--- begin Information supplied ---
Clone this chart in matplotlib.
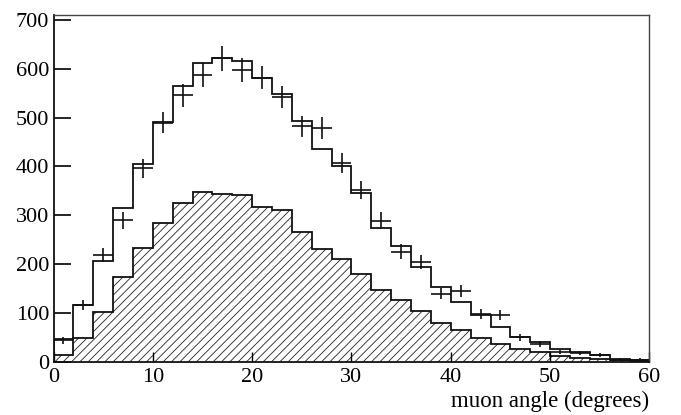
import matplotlib
matplotlib.use("Agg")
import matplotlib.pyplot as plt
import numpy as np

plt.rcParams['font.family'] = ['Liberation Serif', 'DejaVu Serif']
plt.rcParams['hatch.linewidth'] = 0.6
plt.rcParams['hatch.color'] = '#222222'

bin_edges = list(range(0, 62, 2))
bin_centers = list(range(1, 61, 2))

data_counts = [44, 117, 219, 290, 396, 490, 546, 587, 621, 598,
               582, 542, 482, 479, 407, 352, 289, 226, 205, 140,
               145, 98, 96, 51, 37, 20, 18, 14, 5, 5]
data_errors = [6.6, 10.8, 14.8, 17.0, 19.9, 22.1, 23.4, 24.2, 24.9, 24.5,
               24.1, 23.3, 22.0, 21.9, 20.2, 18.8, 17.0, 15.0, 14.3, 11.8,
               12.0, 9.9, 9.8, 7.1, 6.1, 4.5, 4.2, 3.7, 2.2, 2.2]
mc_total = [48, 117, 207, 315, 405, 492, 565, 612, 622, 615,
            582, 548, 494, 436, 402, 345, 275, 237, 195, 154,
            122, 97, 72, 51, 40, 26, 20, 15, 7, 4]
mc_component = [14, 50, 103, 173, 233, 284, 325, 348, 344, 342,
                317, 311, 267, 231, 211, 180, 147, 126, 104, 80,
                65, 50, 37, 27, 20, 12, 8, 6, 4, 2]

x_ticks = [0, 10, 20, 30, 40, 50, 60]
y_ticks = [0, 100, 200, 300, 400, 500, 600, 700]
x_label = "muon angle (degrees)"

fig = plt.figure(figsize=(6.81, 4.15), dpi=100)
ax = fig.add_axes([0.0786, 0.1277, 0.8751, 0.8362])

ax.stairs(mc_component, bin_edges, fill=True, facecolor='white',
          edgecolor='#222222', hatch='////', linewidth=0)
ax.stairs(mc_component, bin_edges, fill=False, color='#111111', linewidth=1.3)
ax.stairs(mc_total, bin_edges, fill=False, color='#111111', linewidth=1.3)

half_width = [1.0] * len(bin_centers)
ax.errorbar(bin_centers, data_counts, yerr=data_errors, xerr=half_width,
            fmt='none', ecolor='#111111', elinewidth=1.2, capsize=0)

ax.set_xlim(0, 60)
ax.set_ylim(0, 710)
ax.set_xticks(x_ticks)
ax.set_yticks(y_ticks)
ax.tick_params(axis='x', direction='in', length=7, width=1.0, labelsize=16,
               pad=4, top=False)
ax.tick_params(axis='y', direction='in', length=12, width=1.2, labelsize=16,
               pad=3, right=False)
for s in ['left', 'bottom']:
    ax.spines[s].set_linewidth(1.3)
    ax.spines[s].set_color('#111111')
for s in ['top', 'right']:
    ax.spines[s].set_linewidth(1.0)
    ax.spines[s].set_color('#444444')

ax.set_xlabel(x_label, fontsize=16.5, loc='right', labelpad=3)

fig.savefig("out.png", dpi=100)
--- end Information supplied ---
--- Your goal ---
Retype the listing exactly. Pictures do not belong in the copy.

--- Written solution ---
Clone this chart in matplotlib.
import matplotlib
matplotlib.use("Agg")
import matplotlib.pyplot as plt
import numpy as np

plt.rcParams['font.family'] = ['Liberation Serif', 'DejaVu Serif']
plt.rcParams['hatch.linewidth'] = 0.6
plt.rcParams['hatch.color'] = '#222222'

bin_edges = list(range(0, 62, 2))
bin_centers = list(range(1, 61, 2))

data_counts = [44, 117, 219, 290, 396, 490, 546, 587, 621, 598,
               582, 542, 482, 479, 407, 352, 289, 226, 205, 140,
               145, 98, 96, 51, 37, 20, 18, 14, 5, 5]
data_errors = [6.6, 10.8, 14.8, 17.0, 19.9, 22.1, 23.4, 24.2, 24.9, 24.5,
               24.1, 23.3, 22.0, 21.9, 20.2, 18.8, 17.0, 15.0, 14.3, 11.8,
               12.0, 9.9, 9.8, 7.1, 6.1, 4.5, 4.2, 3.7, 2.2, 2.2]
mc_total = [48, 117, 207, 315, 405, 492, 565, 612, 622, 615,
            582, 548, 494, 436, 402, 345, 275, 237, 195, 154,
            122, 97, 72, 51, 40, 26, 20, 15, 7, 4]
mc_component = [14, 50, 103, 173, 233, 284, 325, 348, 344, 342,
                317, 311, 267, 231, 211, 180, 147, 126, 104, 80,
                65, 50, 37, 27, 20, 12, 8, 6, 4, 2]

x_ticks = [0, 10, 20, 30, 40, 50, 60]
y_ticks = [0, 100, 200, 300, 400, 500, 600, 700]
x_label = "muon angle (degrees)"

fig = plt.figure(figsize=(6.81, 4.15), dpi=100)
ax = fig.add_axes([0.0786, 0.1277, 0.8751, 0.8362])

ax.stairs(mc_component, bin_edges, fill=True, facecolor='white',
          edgecolor='#222222', hatch='////', linewidth=0)
ax.stairs(mc_component, bin_edges, fill=False, color='#111111', linewidth=1.3)
ax.stairs(mc_total, bin_edges, fill=False, color='#111111', linewidth=1.3)

half_width = [1.0] * len(bin_centers)
ax.errorbar(bin_centers, data_counts, yerr=data_errors, xerr=half_width,
            fmt='none', ecolor='#111111', elinewidth=1.2, capsize=0)

ax.set_xlim(0, 60)
ax.set_ylim(0, 710)
ax.set_xticks(x_ticks)
ax.set_yticks(y_ticks)
ax.tick_params(axis='x', direction='in', length=7, width=1.0, labelsize=16,
               pad=4, top=False)
ax.tick_params(axis='y', direction='in', length=12, width=1.2, labelsize=16,
               pad=3, right=False)
for s in ['left', 'bottom']:
    ax.spines[s].set_linewidth(1.3)
    ax.spines[s].set_color('#111111')
for s in ['top', 'right']:
    ax.spines[s].set_linewidth(1.0)
    ax.spines[s].set_color('#444444')

ax.set_xlabel(x_label, fontsize=16.5, loc='right', labelpad=3)

fig.savefig("out.png", dpi=100)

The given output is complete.